#### The exercise
Would you transcribe the listing that follows, character for character, and omit its images?

§ §

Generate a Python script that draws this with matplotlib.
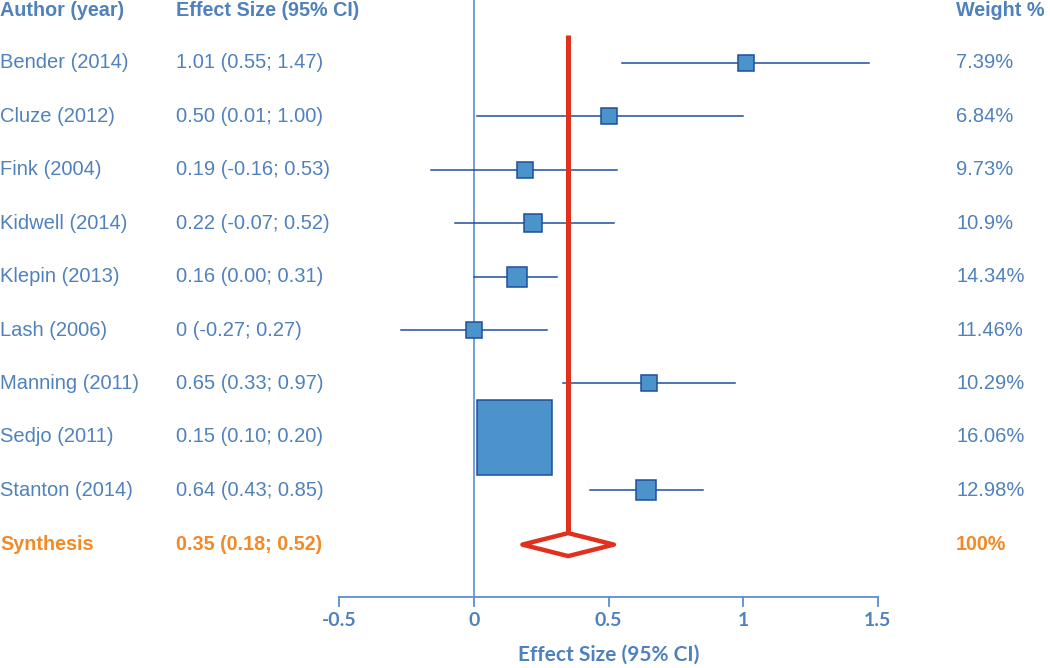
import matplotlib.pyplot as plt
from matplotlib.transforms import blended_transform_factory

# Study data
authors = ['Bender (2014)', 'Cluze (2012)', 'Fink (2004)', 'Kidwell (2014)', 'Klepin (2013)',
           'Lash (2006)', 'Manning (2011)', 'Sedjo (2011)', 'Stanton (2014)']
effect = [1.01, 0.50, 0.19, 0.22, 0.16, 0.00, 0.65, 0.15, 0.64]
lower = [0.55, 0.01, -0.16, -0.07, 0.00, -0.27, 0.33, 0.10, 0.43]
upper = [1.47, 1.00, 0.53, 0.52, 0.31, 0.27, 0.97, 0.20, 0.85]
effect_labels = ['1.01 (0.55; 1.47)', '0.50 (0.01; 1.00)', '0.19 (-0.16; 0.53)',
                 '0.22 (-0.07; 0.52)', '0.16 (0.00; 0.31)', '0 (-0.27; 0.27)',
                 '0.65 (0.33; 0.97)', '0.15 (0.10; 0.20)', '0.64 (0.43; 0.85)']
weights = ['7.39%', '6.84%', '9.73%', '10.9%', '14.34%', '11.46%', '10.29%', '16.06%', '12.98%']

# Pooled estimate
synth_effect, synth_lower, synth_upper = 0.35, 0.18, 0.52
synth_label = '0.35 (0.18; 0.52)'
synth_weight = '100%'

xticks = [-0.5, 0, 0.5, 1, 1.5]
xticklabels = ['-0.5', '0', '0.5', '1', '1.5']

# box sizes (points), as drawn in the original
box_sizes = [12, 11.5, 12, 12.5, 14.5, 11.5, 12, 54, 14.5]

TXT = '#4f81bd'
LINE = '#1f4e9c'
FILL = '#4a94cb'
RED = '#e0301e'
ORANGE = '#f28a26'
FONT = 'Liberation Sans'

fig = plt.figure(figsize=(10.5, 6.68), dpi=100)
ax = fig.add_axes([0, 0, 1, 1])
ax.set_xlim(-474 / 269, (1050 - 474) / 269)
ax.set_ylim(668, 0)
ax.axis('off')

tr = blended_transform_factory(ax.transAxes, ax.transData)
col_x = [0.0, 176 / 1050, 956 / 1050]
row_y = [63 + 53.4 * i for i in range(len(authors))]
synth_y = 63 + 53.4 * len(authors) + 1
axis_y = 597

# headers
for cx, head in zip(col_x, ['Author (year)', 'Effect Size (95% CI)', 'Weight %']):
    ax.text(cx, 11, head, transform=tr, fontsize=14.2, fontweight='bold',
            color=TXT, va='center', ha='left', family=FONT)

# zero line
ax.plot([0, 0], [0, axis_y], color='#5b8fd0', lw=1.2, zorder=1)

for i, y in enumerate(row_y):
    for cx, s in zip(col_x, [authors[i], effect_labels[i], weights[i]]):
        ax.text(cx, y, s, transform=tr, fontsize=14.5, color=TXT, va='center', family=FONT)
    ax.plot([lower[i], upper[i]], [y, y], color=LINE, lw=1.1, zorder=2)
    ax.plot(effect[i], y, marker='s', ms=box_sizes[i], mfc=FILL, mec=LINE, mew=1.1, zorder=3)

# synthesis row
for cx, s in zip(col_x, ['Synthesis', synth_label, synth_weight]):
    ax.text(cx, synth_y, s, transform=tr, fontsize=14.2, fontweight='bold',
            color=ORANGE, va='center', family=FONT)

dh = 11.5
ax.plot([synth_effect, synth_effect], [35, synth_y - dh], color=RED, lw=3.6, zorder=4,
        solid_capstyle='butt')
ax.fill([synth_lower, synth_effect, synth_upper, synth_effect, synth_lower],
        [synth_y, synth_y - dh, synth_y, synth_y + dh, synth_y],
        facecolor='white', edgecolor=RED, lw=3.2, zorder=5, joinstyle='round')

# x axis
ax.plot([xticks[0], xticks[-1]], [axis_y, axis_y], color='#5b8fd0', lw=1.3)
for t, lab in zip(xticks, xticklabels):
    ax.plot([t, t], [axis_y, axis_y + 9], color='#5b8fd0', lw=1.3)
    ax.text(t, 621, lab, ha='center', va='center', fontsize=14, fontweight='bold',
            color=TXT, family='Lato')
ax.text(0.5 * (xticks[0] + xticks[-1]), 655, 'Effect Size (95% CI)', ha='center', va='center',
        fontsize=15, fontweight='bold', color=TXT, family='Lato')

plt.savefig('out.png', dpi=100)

§ §

#### Written solution
Generate a Python script that draws this with matplotlib.
import matplotlib.pyplot as plt
from matplotlib.transforms import blended_transform_factory

# Study data
authors = ['Bender (2014)', 'Cluze (2012)', 'Fink (2004)', 'Kidwell (2014)', 'Klepin (2013)',
           'Lash (2006)', 'Manning (2011)', 'Sedjo (2011)', 'Stanton (2014)']
effect = [1.01, 0.50, 0.19, 0.22, 0.16, 0.00, 0.65, 0.15, 0.64]
lower = [0.55, 0.01, -0.16, -0.07, 0.00, -0.27, 0.33, 0.10, 0.43]
upper = [1.47, 1.00, 0.53, 0.52, 0.31, 0.27, 0.97, 0.20, 0.85]
effect_labels = ['1.01 (0.55; 1.47)', '0.50 (0.01; 1.00)', '0.19 (-0.16; 0.53)',
                 '0.22 (-0.07; 0.52)', '0.16 (0.00; 0.31)', '0 (-0.27; 0.27)',
                 '0.65 (0.33; 0.97)', '0.15 (0.10; 0.20)', '0.64 (0.43; 0.85)']
weights = ['7.39%', '6.84%', '9.73%', '10.9%', '14.34%', '11.46%', '10.29%', '16.06%', '12.98%']

# Pooled estimate
synth_effect, synth_lower, synth_upper = 0.35, 0.18, 0.52
synth_label = '0.35 (0.18; 0.52)'
synth_weight = '100%'

xticks = [-0.5, 0, 0.5, 1, 1.5]
xticklabels = ['-0.5', '0', '0.5', '1', '1.5']

# box sizes (points), as drawn in the original
box_sizes = [12, 11.5, 12, 12.5, 14.5, 11.5, 12, 54, 14.5]

TXT = '#4f81bd'
LINE = '#1f4e9c'
FILL = '#4a94cb'
RED = '#e0301e'
ORANGE = '#f28a26'
FONT = 'Liberation Sans'

fig = plt.figure(figsize=(10.5, 6.68), dpi=100)
ax = fig.add_axes([0, 0, 1, 1])
ax.set_xlim(-474 / 269, (1050 - 474) / 269)
ax.set_ylim(668, 0)
ax.axis('off')

tr = blended_transform_factory(ax.transAxes, ax.transData)
col_x = [0.0, 176 / 1050, 956 / 1050]
row_y = [63 + 53.4 * i for i in range(len(authors))]
synth_y = 63 + 53.4 * len(authors) + 1
axis_y = 597

# headers
for cx, head in zip(col_x, ['Author (year)', 'Effect Size (95% CI)', 'Weight %']):
    ax.text(cx, 11, head, transform=tr, fontsize=14.2, fontweight='bold',
            color=TXT, va='center', ha='left', family=FONT)

# zero line
ax.plot([0, 0], [0, axis_y], color='#5b8fd0', lw=1.2, zorder=1)

for i, y in enumerate(row_y):
    for cx, s in zip(col_x, [authors[i], effect_labels[i], weights[i]]):
        ax.text(cx, y, s, transform=tr, fontsize=14.5, color=TXT, va='center', family=FONT)
    ax.plot([lower[i], upper[i]], [y, y], color=LINE, lw=1.1, zorder=2)
    ax.plot(effect[i], y, marker='s', ms=box_sizes[i], mfc=FILL, mec=LINE, mew=1.1, zorder=3)

# synthesis row
for cx, s in zip(col_x, ['Synthesis', synth_label, synth_weight]):
    ax.text(cx, synth_y, s, transform=tr, fontsize=14.2, fontweight='bold',
            color=ORANGE, va='center', family=FONT)

dh = 11.5
ax.plot([synth_effect, synth_effect], [35, synth_y - dh], color=RED, lw=3.6, zorder=4,
        solid_capstyle='butt')
ax.fill([synth_lower, synth_effect, synth_upper, synth_effect, synth_lower],
        [synth_y, synth_y - dh, synth_y, synth_y + dh, synth_y],
        facecolor='white', edgecolor=RED, lw=3.2, zorder=5, joinstyle='round')

# x axis
ax.plot([xticks[0], xticks[-1]], [axis_y, axis_y], color='#5b8fd0', lw=1.3)
for t, lab in zip(xticks, xticklabels):
    ax.plot([t, t], [axis_y, axis_y + 9], color='#5b8fd0', lw=1.3)
    ax.text(t, 621, lab, ha='center', va='center', fontsize=14, fontweight='bold',
            color=TXT, family='Lato')
ax.text(0.5 * (xticks[0] + xticks[-1]), 655, 'Effect Size (95% CI)', ha='center', va='center',
        fontsize=15, fontweight='bold', color=TXT, family='Lato')

plt.savefig('out.png', dpi=100)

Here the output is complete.